Work to do — All lines featuring the string "this" are to be listed.

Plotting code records
┏━━

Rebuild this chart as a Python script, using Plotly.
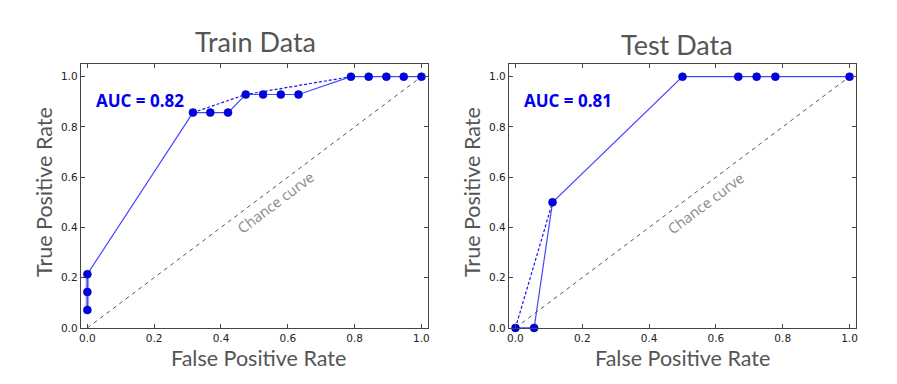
import plotly.graph_objects as go

# Train ROC
train_fpr = [0.0, 0.0, 0.0, 0.316, 0.368, 0.421, 0.474, 0.526, 0.579, 0.632, 0.789, 0.842, 0.895, 0.947, 1.0]
train_tpr = [0.071, 0.143, 0.214, 0.857, 0.857, 0.857, 0.929, 0.929, 0.929, 0.929, 1.0, 1.0, 1.0, 1.0, 1.0]
train_hull_fpr = [0.316, 0.474, 0.789]
train_hull_tpr = [0.857, 0.929, 1.0]
train_auc = "AUC = 0.82"

# Test ROC
test_fpr = [0.0, 0.056, 0.111, 0.5, 0.667, 0.722, 0.778, 1.0]
test_tpr = [0.0, 0.0, 0.5, 1.0, 1.0, 1.0, 1.0, 1.0]
test_hull_fpr = [0.0, 0.111]
test_hull_tpr = [0.0, 0.5]
test_auc = "AUC = 0.81"

chance = [0.0, 1.0]
tick_vals = [0.0, 0.2, 0.4, 0.6, 0.8, 1.0]
tick_text = ["0.0", "0.2", "0.4", "0.6", "0.8", "1.0"]

LINE = "rgb(70,70,255)"
MARK = "rgb(0,0,235)"

W, H = 897, 384
OFF = 8  # page body margin


def px(x):
    return (x - OFF) / W


def py(y):
    return 1 - (y - OFF) / H


fig = go.Figure()


def add_panel(fpr, tpr, hx, hy, xa, ya, vertical_thick):
    fig.add_trace(go.Scatter(x=chance, y=chance, mode="lines", xaxis=xa, yaxis=ya,
                             line=dict(color="#555", width=1, dash="4px,4px"), showlegend=False, hoverinfo="skip"))
    fig.add_trace(go.Scatter(x=hx, y=hy, mode="lines", xaxis=xa, yaxis=ya,
                             line=dict(color="rgb(20,20,240)", width=1.2, dash="3px,2px"), showlegend=False))
    if vertical_thick:
        fig.add_trace(go.Scatter(x=fpr[:3], y=tpr[:3], mode="lines", xaxis=xa, yaxis=ya,
                                 line=dict(color="rgba(70,70,255,0.55)", width=3.5), showlegend=False))
    fig.add_trace(go.Scatter(x=fpr, y=tpr, mode="lines+markers", xaxis=xa, yaxis=ya,
                             line=dict(color=LINE, width=1.2),
                             marker=dict(color=MARK, size=8, line=dict(color="rgb(0,0,120)", width=0.5)),
                             showlegend=False, cliponaxis=False))


add_panel(train_fpr, train_tpr, train_hull_fpr, train_hull_tpr, "x", "y", True)
add_panel(test_fpr, test_tpr, test_hull_fpr, test_hull_tpr, "x2", "y2", False)

axis_common = dict(range=[-0.02, 1.02], tickvals=tick_vals, ticktext=tick_text, ticks="inside", ticklen=4,
                   tickcolor="#444", showline=True, linecolor="#444", linewidth=1, mirror="allticks",
                   showgrid=False, zeroline=False, tickfont=dict(family="DejaVu Sans", size=10.5, color="#222"))
yaxis_common = dict(axis_common)
yaxis_common["range"] = [0, 1.05]

fig.update_layout(
    width=W, height=H, margin=dict(l=0, r=0, t=0, b=0),
    paper_bgcolor="white", plot_bgcolor="white",
    xaxis=dict(axis_common, domain=[px(79), px(428)], anchor="y"),
    yaxis=dict(yaxis_common, domain=[py(333), py(65)], anchor="x"),
    xaxis2=dict(axis_common, domain=[px(509), px(858)], anchor="y2"),
    yaxis2=dict(yaxis_common, domain=[py(333), py(65)], anchor="x2"),
)

ann = []
title_font = dict(family="Lato", size=27, color="#555")
lab_font = dict(family="Lato", size=21.5, color="#555")


def pa(text, x, y, font, angle=0):
    return dict(text=text, x=px(x), y=py(y), xref="paper", yref="paper", xanchor="center", yanchor="middle",
                showarrow=False, textangle=angle, font=font)


ann.append(pa("Train Data", 255, 42, title_font))
ann.append(pa("Test Data", 678, 45, title_font))
ann.append(pa("False Positive Rate", 258, 364, lab_font))
ann.append(pa("False Positive Rate", 684, 364, lab_font))
ann.append(pa("True Positive Rate", 42, 195, lab_font, -90))
ann.append(pa("True Positive Rate", 472, 195, lab_font, -90))
auc_font = dict(family="Open Sans", size=17, color="rgb(0,0,240)")
ann.append(dict(text="<b>" + train_auc + "</b>", x=0.02, y=0.905, xref="x", yref="y", xanchor="left",
                yanchor="middle", showarrow=False, font=auc_font))
ann.append(dict(text="<b>" + test_auc + "</b>", x=0.02, y=0.905, xref="x2", yref="y2", xanchor="left",
                yanchor="middle", showarrow=False, font=auc_font))
cfont = dict(family="Open Sans", size=14.5, color="#8a8a8a")
ann.append(dict(text="Chance curve", x=0.563, y=0.50, xref="x", yref="y", showarrow=False, textangle=-37,
                xanchor="center", yanchor="middle", font=cfont))
ann.append(dict(text="Chance curve", x=0.568, y=0.497, xref="x2", yref="y2", showarrow=False, textangle=-37,
                xanchor="center", yanchor="middle", font=cfont))
fig.update_layout(annotations=ann)

fig.write_html("out.html")
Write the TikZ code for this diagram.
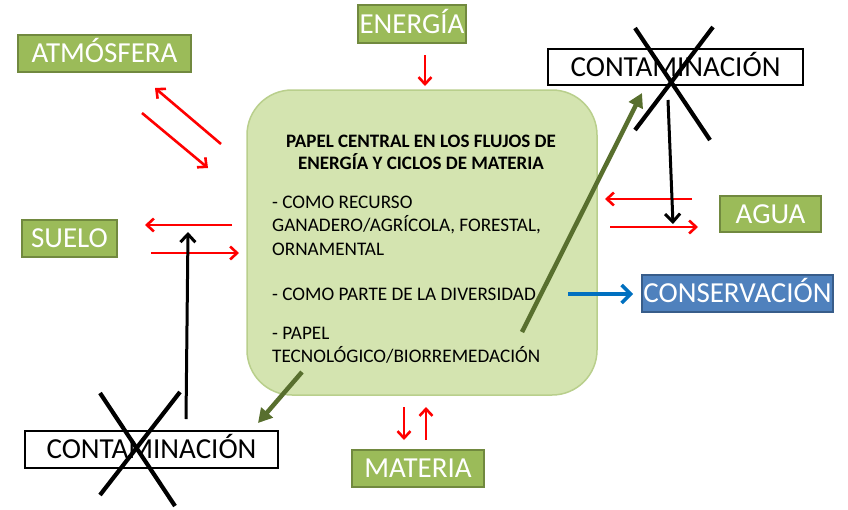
\documentclass[tikz,border=0pt]{standalone}
\usepackage{fontspec}
\setmainfont{Carlito}
\usetikzlibrary{arrows.meta}
\definecolor{lblfill}{HTML}{9BBB59}
\definecolor{lbldraw}{HTML}{71893F}
\definecolor{cfill}{HTML}{D4E4B0}
\definecolor{cdraw}{HTML}{B9CF8C}
\definecolor{bluefill}{HTML}{4F81BD}
\definecolor{bluedraw}{HTML}{385D8A}
\definecolor{darkgreen}{HTML}{586F2E}
\definecolor{flowred}{HTML}{FF0000}
\definecolor{flowblue}{HTML}{0070C0}
\tikzset{
  lbl/.style={fill=lblfill,draw=lbldraw,line width=1.2pt,text=white,inner sep=0pt,
    text height=18.5pt,text depth=0pt,font=\fontsize{29}{31}\selectfont},
  contbox/.style={fill=white,draw=black,line width=1.5pt,text=black,inner sep=0pt,
    text height=18.5pt,text depth=0pt,font=\fontsize{29}{31}\selectfont},
  consbox/.style={fill=bluefill,draw=bluedraw,line width=1.2pt,text=white,inner sep=0pt,
    text height=18.5pt,text depth=0pt,font=\fontsize{29}{31}\selectfont},
  central/.style={fill=cfill,draw=cdraw,line width=1.5pt,rounded corners=45pt},
  ctitle/.style={anchor=base,inner sep=0pt,font=\fontsize{19}{21}\selectfont\bfseries},
  citem/.style={anchor=base west,inner sep=0pt,font=\fontsize{19.2}{21}\selectfont},
  redflow/.style={draw=flowred,line width=2.6pt,-{Straight Barb[length=7pt,width=13pt,line width=2.6pt]}},
  blackflow/.style={draw=black,line width=3pt,-{Straight Barb[length=8pt,width=15pt,line width=3pt]}},
  greenflow/.style={draw=darkgreen,line width=4.5pt,-{Triangle[length=14pt,width=15pt]}},
  blueflow/.style={draw=flowblue,line width=3.5pt,-{Straight Barb[length=9pt,width=18pt,line width=3.5pt]}},
  cross/.style={draw=black,line width=4.2pt}
}
\begin{document}
\begin{tikzpicture}[x=1pt,y=1pt]
\useasboundingbox[fill=white] (0,0) rectangle (848,-509);
% central box
\node[central,minimum width=350pt,minimum height=305pt] (c) at (422,-242.5) {};
\node[ctitle] (t1) at (421,-147) {PAPEL CENTRAL EN LOS FLUJOS DE};
\node[ctitle] (t2) at (421,-169) {ENERGÍA Y CICLOS DE MATERIA};
\node[citem] (i1) at (272,-208) {- COMO RECURSO};
\node[citem] (i2) at (272,-231) {GANADERO/AGRÍCOLA, FORESTAL,};
\node[citem] (i3) at (272,-255) {ORNAMENTAL};
\node[citem] (i4) at (272,-300) {- COMO PARTE DE LA DIVERSIDAD};
\node[citem] (i5) at (272,-339) {- PAPEL};
\node[citem] (i6) at (272,-362) {TECNOLÓGICO/BIORREMEDACIÓN};
% labels
\node[lbl,minimum width=108pt,minimum height=38pt] (energia) at (412,-24) {ENERGÍA};
\node[lbl,minimum width=173pt,minimum height=37pt] (atm) at (104.5,-53.5) {ATMÓSFERA};
\node[lbl,minimum width=95pt,minimum height=37pt] (suelo) at (69.5,-238.5) {SUELO};
\node[lbl,minimum width=101pt,minimum height=36pt] (agua) at (770.5,-214) {AGUA};
\node[lbl,minimum width=132pt,minimum height=37pt] (materia) at (418,-468.5) {MATERIA};
\node[consbox,minimum width=191pt,minimum height=37pt] (cons) at (737.5,-293.5) {CONSERVACIÓN};
\node[contbox,minimum width=255pt,minimum height=36pt] (contt) at (675.5,-67) {CONTAMINACIÓN};
\node[contbox,minimum width=253pt,minimum height=37pt] (contb) at (151.5,-449.5) {CONTAMINACIÓN};
% coordinates for free ends
\coordinate (e1) at (425,-55); \coordinate (e2) at (425,-86);
\coordinate (a1) at (221,-144); \coordinate (a2) at (155,-88);
\coordinate (a3) at (142,-113); \coordinate (a4) at (208,-168);
\coordinate (s1) at (232,-225); \coordinate (s2) at (145,-225);
\coordinate (s3) at (151,-253); \coordinate (s4) at (239,-253);
\coordinate (w1) at (692,-199); \coordinate (w2) at (605,-199);
\coordinate (w3) at (610,-227); \coordinate (w4) at (698,-227);
\coordinate (m1) at (404,-407); \coordinate (m2) at (404,-440);
\coordinate (m3) at (426,-440); \coordinate (m4) at (426,-407);
\coordinate (b1) at (568,-294); \coordinate (b2) at (633,-294);
\coordinate (k1) at (668,-100); \coordinate (k2) at (673,-224);
\coordinate (k3) at (186,-419); \coordinate (k4) at (188,-232);
\coordinate (g1) at (522,-332); \coordinate (g2) at (642,-93);
\coordinate (g3) at (302,-372); \coordinate (g4) at (258,-423);
% red flows
\draw[redflow] (e1) -- (e2);
\draw[redflow] (a1) -- (a2);
\draw[redflow] (a3) -- (a4);
\draw[redflow] (s1) -- (s2);
\draw[redflow] (s3) -- (s4);
\draw[redflow] (w1) -- (w2);
\draw[redflow] (w3) -- (w4);
\draw[redflow] (m1) -- (m2);
\draw[redflow] (m3) -- (m4);
% blue
\draw[blueflow] (b1) -- (b2);
% black
\draw[blackflow] (k1) -- (k2);
\draw[blackflow] (k3) -- (k4);
% green
\draw[greenflow] (g1) -- (g2);
\draw[greenflow] (g3) -- (g4);
% crosses
\coordinate (x1) at (635,-28); \coordinate (x2) at (710,-140);
\coordinate (x3) at (713,-27); \coordinate (x4) at (635,-130);
\coordinate (x5) at (100,-393); \coordinate (x6) at (175,-506);
\coordinate (x7) at (180,-392); \coordinate (x8) at (100,-495);
\draw[cross] (x1) -- (x2);
\draw[cross] (x3) -- (x4);
\draw[cross] (x5) -- (x6);
\draw[cross] (x7) -- (x8);
\end{tikzpicture}
\end{document}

┗━━

Answer —
Rebuild this chart as a Python script, using Plotly.
Write the TikZ code for this diagram.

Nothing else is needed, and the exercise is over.